Case in point? Spinach. The easiest addition I have made to my diet is spinach. Since getting cancer, I swear to god I have eaten my weight and my husband's in spinach. And, aside from the way it makes my teeth feel (and look - would it kill you to tell me I have it stuck in my teeth? Seriously?), I love it. I eat it raw, wilted, steamed, sauteed and pureed. Salads, soups, pizza, pasta, egg dishes and now, smoothies. Yup. Smoothies. Grab a big handful and chuck it in; most of the time you won't even taste it. And, if you have used a vividly coloured fruit, like blueberries or blackberries, you won't even see it.

My "That is the Best %$(* Smoothie You Have Ever Made Me" Smoothie 
(named by my husband)

1 frozen banana
1 large handful blackberries or blueberries
1 large handful raw spinach
1 cup low-fat plain yogurt
skim milk
agave syrup or honey

Chuck it in the blender and give it a whir. Add just enough skim milk to make it thin enough to get through a straw. Add agave or honey to taste. That's it. I swear, you will not taste the spinach. If you are truly adventurous, and have a blender with a powerful motor, try it with kale! :-)

This will probably be enough for you and for me. But for the love of god, if I have spinach in my teeth, tell me.

Wednesday, January 4, 2012

Recipe links for a healthy new year

There will be no links to anything involving sparkling wine, brie, puff pastry or chocolate this week. Not one. Good lord, what have I been eating?!!!! Time for a fresh, cleansing, fibre-filled bounty of yummy green goodness. And beans. More beans.
  1. The green machine - a pick-me-up to help you kick the caffeine habit. Bon Appetit.  Lately, I've been juicing kale or spinach, ginger, apple and beets. Sometimes with celery, sometimes a carrot or two. It's really good. Plus, I swirl a bunch of the pulp ejected by my juicer back into the juice so I am not losing all that fibre. I still have one coffee in the morning, though. I'm not crazy. Am not.
  2. Warm chickpea salad with arugula. Mark Bittman. Yum. The salad...though Mr. Bittman is lovely as well. I would use dried chickpeas instead of canned unless you know yours aren't packed in BP-laden cans. Come on, just soak them overnight with a healthy bit of salt in the water  (a la Cooks Illustrated) - it isn't brain science. Er, rocket surgery.
  3. Green lentil soup with curried brown butter. 101 Cookbooks and the wonderful Heidi Swanson. If you haven't got it yet, her new cookbook, "Super Natural Every Day" is phenomenal.
  4. Carrot soup with miso and sesame. Smitten Kitchen.
  5. Broccoli-cheese chowder. Eating Well Magazine.

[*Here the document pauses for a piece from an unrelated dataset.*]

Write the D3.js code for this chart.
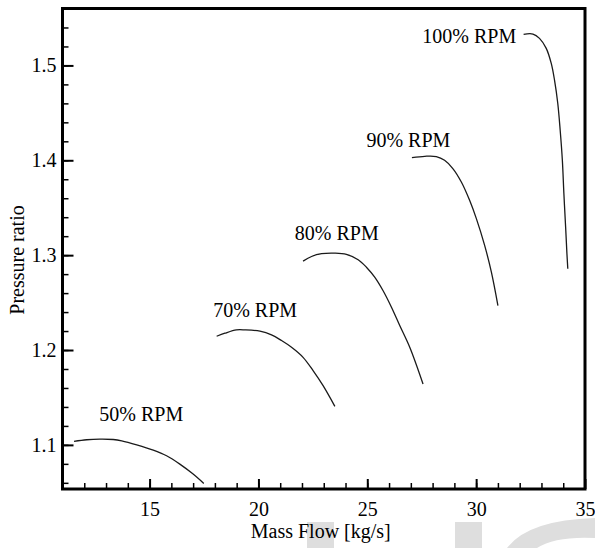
<!DOCTYPE html>
<html><head><meta charset="utf-8">
<script src="https://cdn.jsdelivr.net/npm/d3@7"></script>
<style>body{margin:0;background:#fff;} svg{display:block;}</style>
</head><body><svg id="chart" width="595" height="548"></svg>
<script>
// ---- data ----
const speedLabels = ["50% RPM", "70% RPM", "80% RPM", "90% RPM", "100% RPM"];
const flow50  = [11.53, 12.11, 12.72, 13.33, 13.72, 14.41, 15.17, 15.78, 16.39, 17.00, 17.49];
const pr50    = [1.1036, 1.1054, 1.1061, 1.1057, 1.1043, 1.1001, 1.0945, 1.0885, 1.0797, 1.0692, 1.0593];
const flow70  = [18.08, 18.46, 18.99, 19.38, 20.07, 20.60, 21.06, 21.52, 22.05, 22.51, 22.97, 23.51];
const pr70    = [1.2145, 1.2177, 1.2212, 1.2212, 1.2198, 1.2160, 1.2100, 1.2029, 1.1923, 1.1783, 1.1624, 1.1406];
const flow80  = [22.05, 22.44, 22.90, 23.51, 24.04, 24.58, 24.96, 25.34, 25.72, 26.11, 26.49, 26.95, 27.56];
const pr80    = [1.2937, 1.2986, 1.3015, 1.3021, 1.3008, 1.2952, 1.2873, 1.2768, 1.2627, 1.2451, 1.2258, 1.2029, 1.1642];
const flow90  = [27.05, 27.64, 28.17, 28.55, 28.93, 29.32, 29.70, 30.01, 30.39, 30.70, 31.00];
const pr90    = [1.4029, 1.4042, 1.4039, 1.4000, 1.3913, 1.3771, 1.3578, 1.3385, 1.3103, 1.2821, 1.2469];
const flow100 = [32.18, 32.61, 32.91, 33.22, 33.45, 33.60, 33.75, 33.86, 33.96, 34.03, 34.11, 34.17, 34.21];
const pr100   = [1.5328, 1.5331, 1.5285, 1.5180, 1.5021, 1.4845, 1.4599, 1.4317, 1.4000, 1.3649, 1.3296, 1.3015, 1.2857];
const labelFlow = [12.69, 17.92, 21.67, 24.96, 27.53];
const labelPR   = [1.1247, 1.2346, 1.3156, 1.4138, 1.5233];
const xTicks = [15, 20, 25, 30, 35];
const yTicks = [1.1, 1.2, 1.3, 1.4, 1.5];
const xMinor = d3.range(12, 35, 1);
const yMinor = d3.range(1.06, 1.56, 0.02).map(v => +v.toFixed(2));
const xTitle = "Mass Flow [kg/s]";
const yTitle = "Pressure ratio";

const series = [
  {name: speedLabels[0], x: flow50,  y: pr50},
  {name: speedLabels[1], x: flow70,  y: pr70},
  {name: speedLabels[2], x: flow80,  y: pr80},
  {name: speedLabels[3], x: flow90,  y: pr90},
  {name: speedLabels[4], x: flow100, y: pr100}
];

// ---- drawing ----
const FONT = "'Liberation Serif','Times New Roman',serif";
const svg = d3.select("#chart");
const L = 62.5, R = 585, T = 8.5, B = 489;
const x = d3.scaleLinear().domain([11, 35]).range([L, R]);
const y = d3.scaleLinear().domain([1.0535, 1.56]).range([B, T]);

// background watermark shapes
const wm = svg.append("g").attr("fill", "#dedede");
wm.append("rect").attr("x", 307).attr("y", 522).attr("width", 27).attr("height", 26);
wm.append("rect").attr("x", 455).attr("y", 522).attr("width", 27).attr("height", 26);
wm.append("path").attr("d", "M507,548 Q528,520 595,518 L595,538 Q556,536 537,548 Z");

// minor ticks
svg.append("g").attr("transform", `translate(0,${B})`)
  .call(d3.axisBottom(x).tickValues(xMinor).tickSize(-6).tickFormat(""))
  .call(g => g.select(".domain").remove())
  .call(g => g.selectAll("line").attr("stroke", "#000").attr("stroke-width", 1.5));
svg.append("g").attr("transform", `translate(${L},0)`)
  .call(d3.axisLeft(y).tickValues(yMinor).tickSize(-6).tickFormat(""))
  .call(g => g.select(".domain").remove())
  .call(g => g.selectAll("line").attr("stroke", "#000").attr("stroke-width", 1.5));

// major ticks
svg.append("g").attr("transform", `translate(0,${B})`)
  .call(d3.axisBottom(x).tickValues(xTicks).tickSize(-10).tickPadding(13).tickFormat(d3.format("d")))
  .call(g => g.select(".domain").remove())
  .call(g => g.selectAll("line").attr("stroke", "#000").attr("stroke-width", 2))
  .call(g => g.selectAll("text").attr("font-family", FONT).attr("font-size", 20).attr("fill", "#000"));
svg.append("g").attr("transform", `translate(${L},0)`)
  .call(d3.axisLeft(y).tickValues(yTicks).tickSize(-11).tickPadding(6).tickFormat(d3.format(".1f")))
  .call(g => g.select(".domain").remove())
  .call(g => g.selectAll("line").attr("stroke", "#000").attr("stroke-width", 2))
  .call(g => g.selectAll("text").attr("font-family", FONT).attr("font-size", 20).attr("fill", "#000"));

// frame
svg.append("rect").attr("x", L).attr("y", T).attr("width", R - L).attr("height", B - T)
  .attr("fill", "none").attr("stroke", "#000").attr("stroke-width", 3);

// curves
const line = d3.line().x(d => x(d[0])).y(d => y(d[1])).curve(d3.curveCatmullRom.alpha(0.5));
svg.append("g").selectAll("path").data(series).join("path")
  .attr("d", s => line(s.x.map((v, i) => [v, s.y[i]])))
  .attr("fill", "none").attr("stroke", "#1a1a1a").attr("stroke-width", 1.3);

// curve labels
svg.append("g").selectAll("text").data(speedLabels).join("text")
  .attr("x", (d, i) => x(labelFlow[i])).attr("y", (d, i) => y(labelPR[i]))
  .attr("font-family", FONT).attr("font-size", 20).attr("fill", "#000")
  .text(d => d);

// axis titles
svg.append("text").attr("x", (L + R) / 2 - 3).attr("y", 538).attr("text-anchor", "middle")
  .attr("font-family", FONT).attr("font-size", 20).attr("fill", "#000").text(xTitle);
svg.append("text").attr("transform", `translate(24,260) rotate(-90)`).attr("text-anchor", "middle")
  .attr("font-family", FONT).attr("font-size", 20).attr("fill", "#000").text(yTitle);
</script>
</body></html>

Just enough cheese to make this healthy soup taste like comfort food.
  6. Kale salad with currants and walnuts. Deliciously Organic. (I will be substituting in pumpkin seeds for the walnuts. But all y'all without nut allergies can nut it up.)
  7. My favourite potato leek soup. Bless Her Heart.... I know, I've given you this before. It's good. It needs restating. Just make it.
  8. Emmer farro, grapefruit and pumpkin seed salad. NBC - King 5. I saw this yesterday on Seattle's local show, New Day Northwest, when PCC nutritionist Leika Suzumura prepared it for those looking to eat better in the new year. It looked really good. Next time I'm in town, I'll be stopping by PCC to pick up Goldie's dressing. Until then, I found this recipe for it on PCC's website.
  9. Curried cauliflower with chickpeas and tomatoes. Tyler Florence via Food Network. Tyler includes his recipe for currey powder and it looks good - remember you can always slide in a little extra turmeric if it doesn't overwhelm your tastebuds. Turmeric shows great promise as a tool against cancer.
  10. Molly O'Neill's roasted squash soup with cumin and pumpkin seeds. Via Luisa Weiss' great blog, The Wednesday Chef.